* _STATED TASK_: Leave out all pictures. Return exactly the lines from the top of the material through the line containing "xscale = alt.Scale(domain=[0, 50], nice=False)".

* _PROVIDED RECORDS_:
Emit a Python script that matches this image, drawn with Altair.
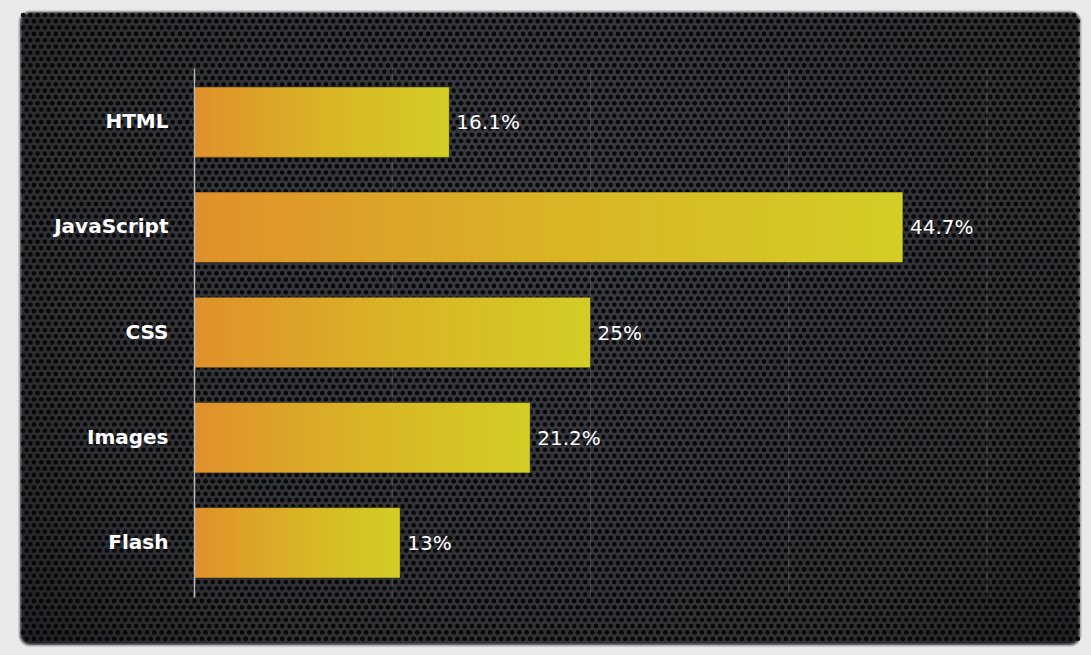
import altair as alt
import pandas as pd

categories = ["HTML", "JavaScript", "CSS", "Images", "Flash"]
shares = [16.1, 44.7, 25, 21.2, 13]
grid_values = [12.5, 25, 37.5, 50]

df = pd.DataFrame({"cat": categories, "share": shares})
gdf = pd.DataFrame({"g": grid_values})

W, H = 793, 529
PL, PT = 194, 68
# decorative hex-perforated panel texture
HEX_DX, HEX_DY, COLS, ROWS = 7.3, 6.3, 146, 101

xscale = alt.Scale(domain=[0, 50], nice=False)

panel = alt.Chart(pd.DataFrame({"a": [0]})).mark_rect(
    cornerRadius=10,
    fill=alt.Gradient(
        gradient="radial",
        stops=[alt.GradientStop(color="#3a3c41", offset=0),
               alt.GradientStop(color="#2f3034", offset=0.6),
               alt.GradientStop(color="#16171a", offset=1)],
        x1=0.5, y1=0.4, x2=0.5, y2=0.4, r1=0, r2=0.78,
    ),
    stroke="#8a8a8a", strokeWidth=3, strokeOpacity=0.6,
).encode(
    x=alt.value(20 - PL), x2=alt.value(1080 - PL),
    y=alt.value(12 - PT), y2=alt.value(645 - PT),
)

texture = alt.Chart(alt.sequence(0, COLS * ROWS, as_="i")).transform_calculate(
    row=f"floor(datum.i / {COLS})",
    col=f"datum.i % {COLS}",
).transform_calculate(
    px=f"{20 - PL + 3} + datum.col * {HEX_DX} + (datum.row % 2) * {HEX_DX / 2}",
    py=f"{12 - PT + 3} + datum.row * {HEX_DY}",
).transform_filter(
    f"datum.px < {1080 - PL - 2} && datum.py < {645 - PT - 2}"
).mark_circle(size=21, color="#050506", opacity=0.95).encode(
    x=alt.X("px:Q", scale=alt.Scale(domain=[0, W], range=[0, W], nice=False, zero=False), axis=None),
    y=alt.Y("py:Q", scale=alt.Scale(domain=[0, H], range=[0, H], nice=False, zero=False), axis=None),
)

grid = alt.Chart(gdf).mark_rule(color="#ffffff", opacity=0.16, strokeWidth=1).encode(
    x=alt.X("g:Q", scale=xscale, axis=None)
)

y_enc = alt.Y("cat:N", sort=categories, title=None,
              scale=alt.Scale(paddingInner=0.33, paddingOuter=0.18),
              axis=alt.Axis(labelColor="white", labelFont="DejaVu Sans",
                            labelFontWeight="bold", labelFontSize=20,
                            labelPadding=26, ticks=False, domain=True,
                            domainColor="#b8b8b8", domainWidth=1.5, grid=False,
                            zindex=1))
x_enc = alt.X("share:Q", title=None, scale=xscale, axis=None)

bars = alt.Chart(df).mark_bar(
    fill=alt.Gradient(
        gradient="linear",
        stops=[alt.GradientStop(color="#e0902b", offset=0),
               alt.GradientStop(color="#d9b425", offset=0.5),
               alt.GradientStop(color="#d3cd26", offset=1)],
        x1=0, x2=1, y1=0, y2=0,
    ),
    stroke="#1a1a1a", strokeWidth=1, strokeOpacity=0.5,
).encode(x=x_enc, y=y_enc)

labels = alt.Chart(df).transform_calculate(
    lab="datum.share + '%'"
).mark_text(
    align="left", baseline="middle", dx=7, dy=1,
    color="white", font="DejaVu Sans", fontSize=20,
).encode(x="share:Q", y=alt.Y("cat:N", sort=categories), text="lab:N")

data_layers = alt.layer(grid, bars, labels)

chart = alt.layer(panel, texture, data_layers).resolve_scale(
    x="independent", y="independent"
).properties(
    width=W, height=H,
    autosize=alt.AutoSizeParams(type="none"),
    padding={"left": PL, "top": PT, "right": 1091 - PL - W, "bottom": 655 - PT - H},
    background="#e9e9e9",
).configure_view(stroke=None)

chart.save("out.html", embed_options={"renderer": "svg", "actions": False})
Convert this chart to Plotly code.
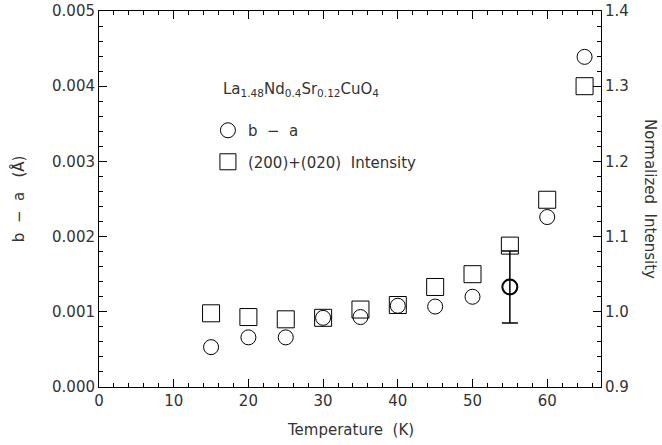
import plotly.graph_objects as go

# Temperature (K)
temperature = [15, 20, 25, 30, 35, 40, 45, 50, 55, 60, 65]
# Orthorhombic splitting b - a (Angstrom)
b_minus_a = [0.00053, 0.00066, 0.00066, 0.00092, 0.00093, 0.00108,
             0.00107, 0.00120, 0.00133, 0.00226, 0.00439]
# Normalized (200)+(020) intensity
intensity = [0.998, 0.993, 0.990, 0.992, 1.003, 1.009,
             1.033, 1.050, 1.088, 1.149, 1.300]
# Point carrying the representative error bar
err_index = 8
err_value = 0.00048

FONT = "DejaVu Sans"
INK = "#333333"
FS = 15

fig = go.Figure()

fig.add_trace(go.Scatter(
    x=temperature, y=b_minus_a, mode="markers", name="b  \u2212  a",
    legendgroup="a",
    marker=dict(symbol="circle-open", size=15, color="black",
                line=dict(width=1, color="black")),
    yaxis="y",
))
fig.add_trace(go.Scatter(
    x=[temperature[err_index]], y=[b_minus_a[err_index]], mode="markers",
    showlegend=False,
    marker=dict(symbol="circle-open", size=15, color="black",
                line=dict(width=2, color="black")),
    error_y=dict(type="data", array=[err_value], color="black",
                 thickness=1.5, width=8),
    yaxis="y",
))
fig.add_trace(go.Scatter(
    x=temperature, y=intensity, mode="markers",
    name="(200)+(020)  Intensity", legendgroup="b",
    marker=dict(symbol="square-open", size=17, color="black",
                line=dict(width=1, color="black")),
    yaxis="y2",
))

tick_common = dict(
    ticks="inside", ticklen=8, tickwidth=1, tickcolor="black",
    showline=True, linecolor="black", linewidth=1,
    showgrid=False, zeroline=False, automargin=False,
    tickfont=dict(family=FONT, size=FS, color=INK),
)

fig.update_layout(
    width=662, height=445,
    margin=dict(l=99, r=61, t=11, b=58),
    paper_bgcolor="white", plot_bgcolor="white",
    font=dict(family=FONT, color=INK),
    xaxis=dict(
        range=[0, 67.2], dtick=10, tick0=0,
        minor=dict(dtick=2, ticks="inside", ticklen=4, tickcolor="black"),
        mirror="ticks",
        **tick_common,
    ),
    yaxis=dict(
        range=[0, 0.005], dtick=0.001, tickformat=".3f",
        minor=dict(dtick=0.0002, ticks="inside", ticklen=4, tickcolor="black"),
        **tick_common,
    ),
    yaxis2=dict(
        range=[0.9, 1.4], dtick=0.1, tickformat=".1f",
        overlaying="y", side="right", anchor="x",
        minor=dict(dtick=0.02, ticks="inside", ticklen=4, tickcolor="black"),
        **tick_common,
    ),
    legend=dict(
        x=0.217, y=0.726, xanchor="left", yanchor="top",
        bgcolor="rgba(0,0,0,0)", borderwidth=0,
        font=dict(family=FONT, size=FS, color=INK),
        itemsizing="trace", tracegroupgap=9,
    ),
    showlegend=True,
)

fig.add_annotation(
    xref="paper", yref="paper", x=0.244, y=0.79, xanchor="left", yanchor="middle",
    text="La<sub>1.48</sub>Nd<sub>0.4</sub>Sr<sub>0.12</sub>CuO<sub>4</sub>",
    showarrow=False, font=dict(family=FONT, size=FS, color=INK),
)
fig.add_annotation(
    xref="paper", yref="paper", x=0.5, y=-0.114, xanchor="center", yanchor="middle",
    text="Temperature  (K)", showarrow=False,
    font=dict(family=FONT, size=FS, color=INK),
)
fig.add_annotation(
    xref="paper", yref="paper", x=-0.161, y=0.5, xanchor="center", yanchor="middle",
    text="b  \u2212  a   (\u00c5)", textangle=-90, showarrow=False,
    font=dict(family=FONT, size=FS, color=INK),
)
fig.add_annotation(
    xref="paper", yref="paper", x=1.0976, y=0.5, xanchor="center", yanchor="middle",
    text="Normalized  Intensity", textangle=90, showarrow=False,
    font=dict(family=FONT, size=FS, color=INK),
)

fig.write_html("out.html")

* _RESULT OF THE TASK_:
Emit a Python script that matches this image, drawn with Altair.
import altair as alt
import pandas as pd

categories = ["HTML", "JavaScript", "CSS", "Images", "Flash"]
shares = [16.1, 44.7, 25, 21.2, 13]
grid_values = [12.5, 25, 37.5, 50]

df = pd.DataFrame({"cat": categories, "share": shares})
gdf = pd.DataFrame({"g": grid_values})

W, H = 793, 529
PL, PT = 194, 68
# decorative hex-perforated panel texture
HEX_DX, HEX_DY, COLS, ROWS = 7.3, 6.3, 146, 101

xscale = alt.Scale(domain=[0, 50], nice=False)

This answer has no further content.